Ne serait-il pas merveilleux de devenir un de ces « curators » ? Voilà une activité d’utilité publique !

(Pour être honnête, de 2011 à 2013, en compagnie de @SeriesEater, je me voyais déjà en « passeur de culture », mais je n’aurais pu imaginer que l’abondance de la production culturelle, qui était vertigineuse à l’époque, ne ferait qu’empirer.)

Vendredi 31 mai

Dans cet article passionnant (bien qu’un peu longuet) de 墨客hunxi publié dans le Reactor Mag, je découvre un sous-genre populaire de la SFFF horrifique asiatique : l’unlimited flow, dont les représentants les plus connus sont, sans aucun doute, Battle Royale, Alice in Borderland et Squid Game.

Durant son exposé, l’auteurice en profite pour définir un autre genre : l’isekai.

« L’unlimited flow ressemble fortement à un autre genre de webnovel populaire en Asie de l’Est, l’isekai. Souvent considéré comme un sous-genre de la portal fantasy, l’isekai met en scène des protagonistes qui sont transportés dans un autre monde ou une autre période. Ils doivent réussir à se frayer un chemin dans ce nouvel environnement, généralement aidés par leur connaissance du livre, de l’intrigue, du jeu ou de l’époque qui l’ont inspiré, afin de connaitre le bonheur et/ou de retourner dans leur monde d’origine. 

(…)

L’isekai transporte souvent son héros dans le corps d’un personnage existant, alors que les protagonistes de l’unlimited flow restent dans le leur.

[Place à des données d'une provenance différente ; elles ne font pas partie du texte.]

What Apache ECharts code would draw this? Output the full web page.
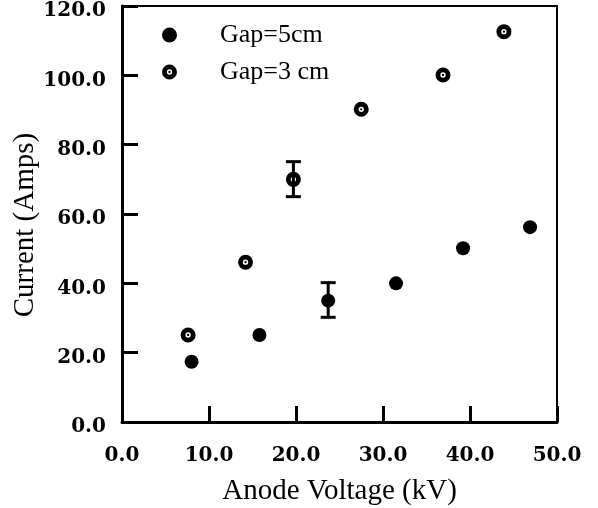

Une grande partie de l’isekai se concentre sur les difficultés à incarner un nouveau corps. En tant que genre, il aborde fréquemment les thèmes du destin, de l’identité, du rôle à jouer et du sens de l’existence. Les systèmes présents dans l’isekai ont souvent pour but de renforcer l’aspect comique de l’intrigue, mais ils restent en retrait par rapport au worldbuiding du texte. Alors que les histoires d’isekai se préoccupent généralement des voyages que les personnages entreprennent pour explorer et s’intégrer à ce nouveau monde, l’unlimited flux se soucie davantage de leur survie. » (Trad. DeepL & E.D.)

Pour les amateurices de danmei (nom donné au BL chinois), je pense que The Scum Villain’s Self-Saving System de Mo Xiang Tong Xiu illustre assez bien le genre de l’isekai.